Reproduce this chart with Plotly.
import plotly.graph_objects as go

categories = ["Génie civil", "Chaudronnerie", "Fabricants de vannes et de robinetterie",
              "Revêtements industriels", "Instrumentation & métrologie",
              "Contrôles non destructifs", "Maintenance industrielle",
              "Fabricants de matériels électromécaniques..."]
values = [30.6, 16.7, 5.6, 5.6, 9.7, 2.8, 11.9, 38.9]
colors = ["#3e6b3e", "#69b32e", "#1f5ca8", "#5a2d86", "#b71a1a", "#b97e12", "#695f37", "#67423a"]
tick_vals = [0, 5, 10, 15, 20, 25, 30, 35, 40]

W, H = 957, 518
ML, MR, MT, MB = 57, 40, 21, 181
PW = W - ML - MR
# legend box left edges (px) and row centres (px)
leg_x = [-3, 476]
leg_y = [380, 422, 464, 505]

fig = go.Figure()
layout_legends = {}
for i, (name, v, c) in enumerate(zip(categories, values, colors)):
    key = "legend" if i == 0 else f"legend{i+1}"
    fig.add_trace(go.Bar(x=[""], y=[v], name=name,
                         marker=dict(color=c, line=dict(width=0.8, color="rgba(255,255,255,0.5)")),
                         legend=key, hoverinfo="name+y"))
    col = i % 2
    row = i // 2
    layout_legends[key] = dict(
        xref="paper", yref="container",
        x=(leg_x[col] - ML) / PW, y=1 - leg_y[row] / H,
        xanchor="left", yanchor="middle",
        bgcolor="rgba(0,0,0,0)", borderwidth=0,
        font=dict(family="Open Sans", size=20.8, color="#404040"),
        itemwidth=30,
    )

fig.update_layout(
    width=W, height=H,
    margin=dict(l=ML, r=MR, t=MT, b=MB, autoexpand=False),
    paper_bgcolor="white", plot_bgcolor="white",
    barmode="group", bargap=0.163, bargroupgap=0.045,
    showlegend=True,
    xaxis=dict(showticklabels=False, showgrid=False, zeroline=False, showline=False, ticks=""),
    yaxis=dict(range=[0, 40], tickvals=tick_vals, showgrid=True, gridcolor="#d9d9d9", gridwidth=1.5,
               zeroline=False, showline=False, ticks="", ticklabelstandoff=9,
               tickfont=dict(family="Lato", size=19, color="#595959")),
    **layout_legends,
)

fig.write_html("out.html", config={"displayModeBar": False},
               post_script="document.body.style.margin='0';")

--------

_EXERCISE DETAILS_
Return only the lines from the beginning of the material up to and including the line with "leg_y = [380, 422, 464, 505]", exactly as written.

_ANSWER TO THIS PROBLEM_
Reproduce this chart with Plotly.
import plotly.graph_objects as go

categories = ["Génie civil", "Chaudronnerie", "Fabricants de vannes et de robinetterie",
              "Revêtements industriels", "Instrumentation & métrologie",
              "Contrôles non destructifs", "Maintenance industrielle",
              "Fabricants de matériels électromécaniques..."]
values = [30.6, 16.7, 5.6, 5.6, 9.7, 2.8, 11.9, 38.9]
colors = ["#3e6b3e", "#69b32e", "#1f5ca8", "#5a2d86", "#b71a1a", "#b97e12", "#695f37", "#67423a"]
tick_vals = [0, 5, 10, 15, 20, 25, 30, 35, 40]

W, H = 957, 518
ML, MR, MT, MB = 57, 40, 21, 181
PW = W - ML - MR
# legend box left edges (px) and row centres (px)
leg_x = [-3, 476]
leg_y = [380, 422, 464, 505]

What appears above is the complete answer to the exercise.